Requirements
Exactly as written, quote every line that follows, skipping the images.
>> Start Supplied information
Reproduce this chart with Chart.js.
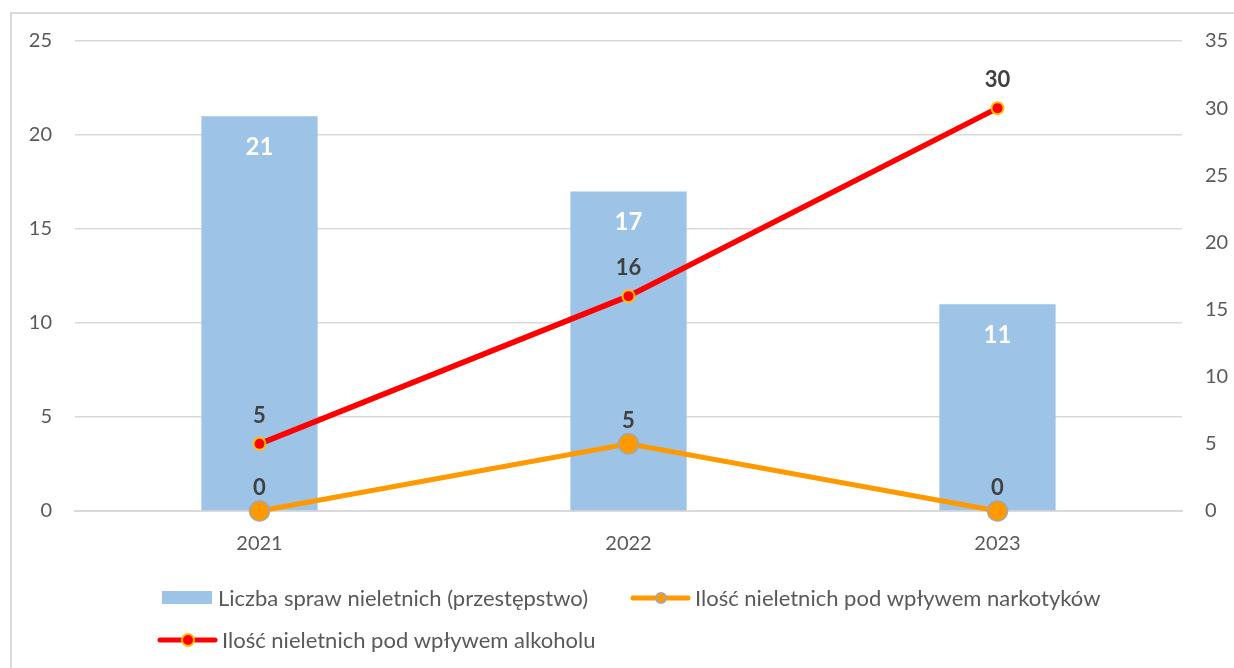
<!DOCTYPE html>
<html lang="pl">
<head>
<meta charset="UTF-8">
<title>Nieletni 2021-2023</title>
<script src="https://cdn.jsdelivr.net/npm/chart.js"></script>
<style>
    html, body { margin: 0; padding: 0; background: #fff; }
    #wrap { width: 1234px; height: 668px; position: relative; }
</style>
</head>
<body>
<div id="wrap"><canvas id="chart"></canvas></div>
<script>
const years = ['2021', '2022', '2023'];
const sprawy = [21, 17, 11];
const narkotyki = [0, 5, 0];
const alkohol = [5, 16, 30];

const labelSprawy = 'Liczba spraw nieletnich (przestępstwo)';
const labelNarkotyki = 'Ilość nieletnich pod wpływem narkotyków';
const labelAlkohol = 'Ilość nieletnich pod wpływem alkoholu';

const FONT = 'Lato, "Noto Sans", sans-serif';
const GRID = '#d9d9d9';
const TEXT = '#595959';

// value labels on bars and points
const valueLabels = {
    id: 'valueLabels',
    afterDatasetsDraw(chart) {
        const ctx = chart.ctx;
        ctx.save();
        ctx.textAlign = 'center';
        ctx.textBaseline = 'middle';
        chart.data.datasets.forEach((ds, i) => {
            const meta = chart.getDatasetMeta(i);
            meta.data.forEach((el, j) => {
                const v = ds.data[j];
                if (ds.type === 'bar') {
                    ctx.fillStyle = '#ffffff';
                    ctx.font = 'bold 24px ' + FONT;
                    ctx.fillText(v, el.x, el.y + 31);
                } else {
                    ctx.fillStyle = '#404040';
                    ctx.font = 'bold 22px ' + FONT;
                    ctx.fillText(v, el.x, el.y - (ds.labelOffset || 26));
                }
            });
        });
        ctx.restore();
    }
};

// outer frame
const frame = {
    id: 'frame',
    beforeDraw(chart) {
        const ctx = chart.ctx;
        ctx.save();
        ctx.strokeStyle = GRID;
        ctx.lineWidth = 2;
        ctx.strokeRect(11, 13, 1400, 800);
        ctx.restore();
    }
};

// legend laid out like the original (two rows, left aligned)
const customLegend = {
    id: 'customLegend',
    afterDraw(chart) {
        const ctx = chart.ctx;
        const ds = chart.data.datasets;
        ctx.save();
        ctx.font = '22px ' + FONT;
        ctx.fillStyle = TEXT;
        ctx.textBaseline = 'middle';
        ctx.textAlign = 'left';

        const rows = [
            { y: 598, items: [{ d: ds[0], x: 162 }, { d: ds[1], x: 633 }] },
            { y: 640, items: [{ d: ds[2], x: 160 }] }
        ];
        rows.forEach(r => {
            r.items.forEach(it => {
                const d = it.d;
                if (d.type === 'bar') {
                    ctx.fillStyle = d.backgroundColor;
                    ctx.fillRect(it.x, r.y - 7, 50, 13);
                } else {
                    ctx.strokeStyle = d.borderColor;
                    ctx.lineWidth = 5;
                    ctx.lineCap = 'round';
                    ctx.beginPath();
                    ctx.moveTo(it.x, r.y);
                    ctx.lineTo(it.x + 55, r.y);
                    ctx.stroke();
                    ctx.beginPath();
                    ctx.arc(it.x + 28, r.y, d.legendRadius, 0, Math.PI * 2);
                    ctx.fillStyle = d.pointBackgroundColor;
                    ctx.fill();
                    ctx.lineWidth = 2;
                    ctx.strokeStyle = d.pointBorderColor;
                    ctx.stroke();
                }
                ctx.fillStyle = TEXT;
                ctx.fillText(d.label, it.x + (d.type === 'bar' ? 56 : 62), r.y + 1);
            });
        });
        ctx.restore();
    }
};

new Chart(document.getElementById('chart'), {
    data: {
        labels: years,
        datasets: [
            {
                type: 'bar',
                label: labelSprawy,
                data: sprawy,
                backgroundColor: '#9dc3e6',
                yAxisID: 'y',
                barPercentage: 0.315,
                categoryPercentage: 1,
                order: 2
            },
            {
                type: 'line',
                label: labelNarkotyki,
                data: narkotyki,
                borderColor: '#ff9900',
                borderWidth: 5,
                pointRadius: 10,
                pointBackgroundColor: '#ff9900',
                pointBorderColor: '#a6a6a6',
                pointBorderWidth: 1.5,
                legendRadius: 5,
                labelOffset: 23,
                tension: 0,
                clip: false,
                yAxisID: 'y1',
                order: 1
            },
            {
                type: 'line',
                label: labelAlkohol,
                data: alkohol,
                borderColor: '#ff0000',
                borderWidth: 5.5,
                pointRadius: 6,
                pointBackgroundColor: '#ff0000',
                pointBorderColor: '#ffc000',
                pointBorderWidth: 2,
                legendRadius: 6,
                labelOffset: 28,
                tension: 0,
                clip: false,
                yAxisID: 'y1',
                order: 0
            }
        ]
    },
    options: {
        responsive: true,
        maintainAspectRatio: false,
        animation: false,
        layout: { padding: { top: 41, left: 0, right: 0, bottom: 0 } },
        plugins: {
            legend: { display: false },
            tooltip: { enabled: false }
        },
        scales: {
            x: {
                grid: { display: false, drawTicks: false },
                border: { display: true, color: GRID, width: 2 },
                ticks: { color: TEXT, font: { size: 20, family: FONT }, padding: 21 },
                afterFit(s) { s.height = 157; }
            },
            y: {
                position: 'left',
                min: 0, max: 25,
                grid: { color: GRID, lineWidth: 1.5, drawTicks: false },
                border: { display: false },
                ticks: { stepSize: 5, color: TEXT, font: { size: 20, family: FONT }, padding: 23 },
                afterFit(s) { s.width = 75; }
            },
            y1: {
                position: 'right',
                min: 0, max: 35,
                grid: { display: false, drawTicks: false },
                border: { display: false },
                ticks: { stepSize: 5, color: TEXT, font: { size: 20, family: FONT }, padding: 23 },
                afterFit(s) { s.width = 52; }
            }
        }
    },
    plugins: [frame, valueLabels, customLegend]
});
</script>
</body>
</html>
>> End Supplied information
Finished exercise
Reproduce this chart with Chart.js.
<!DOCTYPE html>
<html lang="pl">
<head>
<meta charset="UTF-8">
<title>Nieletni 2021-2023</title>
<script src="https://cdn.jsdelivr.net/npm/chart.js"></script>
<style>
    html, body { margin: 0; padding: 0; background: #fff; }
    #wrap { width: 1234px; height: 668px; position: relative; }
</style>
</head>
<body>
<div id="wrap"><canvas id="chart"></canvas></div>
<script>
const years = ['2021', '2022', '2023'];
const sprawy = [21, 17, 11];
const narkotyki = [0, 5, 0];
const alkohol = [5, 16, 30];

const labelSprawy = 'Liczba spraw nieletnich (przestępstwo)';
const labelNarkotyki = 'Ilość nieletnich pod wpływem narkotyków';
const labelAlkohol = 'Ilość nieletnich pod wpływem alkoholu';

const FONT = 'Lato, "Noto Sans", sans-serif';
const GRID = '#d9d9d9';
const TEXT = '#595959';

// value labels on bars and points
const valueLabels = {
    id: 'valueLabels',
    afterDatasetsDraw(chart) {
        const ctx = chart.ctx;
        ctx.save();
        ctx.textAlign = 'center';
        ctx.textBaseline = 'middle';
        chart.data.datasets.forEach((ds, i) => {
            const meta = chart.getDatasetMeta(i);
            meta.data.forEach((el, j) => {
                const v = ds.data[j];
                if (ds.type === 'bar') {
                    ctx.fillStyle = '#ffffff';
                    ctx.font = 'bold 24px ' + FONT;
                    ctx.fillText(v, el.x, el.y + 31);
                } else {
                    ctx.fillStyle = '#404040';
                    ctx.font = 'bold 22px ' + FONT;
                    ctx.fillText(v, el.x, el.y - (ds.labelOffset || 26));
                }
            });
        });
        ctx.restore();
    }
};

// outer frame
const frame = {
    id: 'frame',
    beforeDraw(chart) {
        const ctx = chart.ctx;
        ctx.save();
        ctx.strokeStyle = GRID;
        ctx.lineWidth = 2;
        ctx.strokeRect(11, 13, 1400, 800);
        ctx.restore();
    }
};

// legend laid out like the original (two rows, left aligned)
const customLegend = {
    id: 'customLegend',
    afterDraw(chart) {
        const ctx = chart.ctx;
        const ds = chart.data.datasets;
        ctx.save();
        ctx.font = '22px ' + FONT;
        ctx.fillStyle = TEXT;
        ctx.textBaseline = 'middle';
        ctx.textAlign = 'left';

        const rows = [
            { y: 598, items: [{ d: ds[0], x: 162 }, { d: ds[1], x: 633 }] },
            { y: 640, items: [{ d: ds[2], x: 160 }] }
        ];
        rows.forEach(r => {
            r.items.forEach(it => {
                const d = it.d;
                if (d.type === 'bar') {
                    ctx.fillStyle = d.backgroundColor;
                    ctx.fillRect(it.x, r.y - 7, 50, 13);
                } else {
                    ctx.strokeStyle = d.borderColor;
                    ctx.lineWidth = 5;
                    ctx.lineCap = 'round';
                    ctx.beginPath();
                    ctx.moveTo(it.x, r.y);
                    ctx.lineTo(it.x + 55, r.y);
                    ctx.stroke();
                    ctx.beginPath();
                    ctx.arc(it.x + 28, r.y, d.legendRadius, 0, Math.PI * 2);
                    ctx.fillStyle = d.pointBackgroundColor;
                    ctx.fill();
                    ctx.lineWidth = 2;
                    ctx.strokeStyle = d.pointBorderColor;
                    ctx.stroke();
                }
                ctx.fillStyle = TEXT;
                ctx.fillText(d.label, it.x + (d.type === 'bar' ? 56 : 62), r.y + 1);
            });
        });
        ctx.restore();
    }
};

new Chart(document.getElementById('chart'), {
    data: {
        labels: years,
        datasets: [
            {
                type: 'bar',
                label: labelSprawy,
                data: sprawy,
                backgroundColor: '#9dc3e6',
                yAxisID: 'y',
                barPercentage: 0.315,
                categoryPercentage: 1,
                order: 2
            },
            {
                type: 'line',
                label: labelNarkotyki,
                data: narkotyki,
                borderColor: '#ff9900',
                borderWidth: 5,
                pointRadius: 10,
                pointBackgroundColor: '#ff9900',
                pointBorderColor: '#a6a6a6',
                pointBorderWidth: 1.5,
                legendRadius: 5,
                labelOffset: 23,
                tension: 0,
                clip: false,
                yAxisID: 'y1',
                order: 1
            },
            {
                type: 'line',
                label: labelAlkohol,
                data: alkohol,
                borderColor: '#ff0000',
                borderWidth: 5.5,
                pointRadius: 6,
                pointBackgroundColor: '#ff0000',
                pointBorderColor: '#ffc000',
                pointBorderWidth: 2,
                legendRadius: 6,
                labelOffset: 28,
                tension: 0,
                clip: false,
                yAxisID: 'y1',
                order: 0
            }
        ]
    },
    options: {
        responsive: true,
        maintainAspectRatio: false,
        animation: false,
        layout: { padding: { top: 41, left: 0, right: 0, bottom: 0 } },
        plugins: {
            legend: { display: false },
            tooltip: { enabled: false }
        },
        scales: {
            x: {
                grid: { display: false, drawTicks: false },
                border: { display: true, color: GRID, width: 2 },
                ticks: { color: TEXT, font: { size: 20, family: FONT }, padding: 21 },
                afterFit(s) { s.height = 157; }
            },
            y: {
                position: 'left',
                min: 0, max: 25,
                grid: { color: GRID, lineWidth: 1.5, drawTicks: false },
                border: { display: false },
                ticks: { stepSize: 5, color: TEXT, font: { size: 20, family: FONT }, padding: 23 },
                afterFit(s) { s.width = 75; }
            },
            y1: {
                position: 'right',
                min: 0, max: 35,
                grid: { display: false, drawTicks: false },
                border: { display: false },
                ticks: { stepSize: 5, color: TEXT, font: { size: 20, family: FONT }, padding: 23 },
                afterFit(s) { s.width = 52; }
            }
        }
    },
    plugins: [frame, valueLabels, customLegend]
});
</script>
</body>
</html>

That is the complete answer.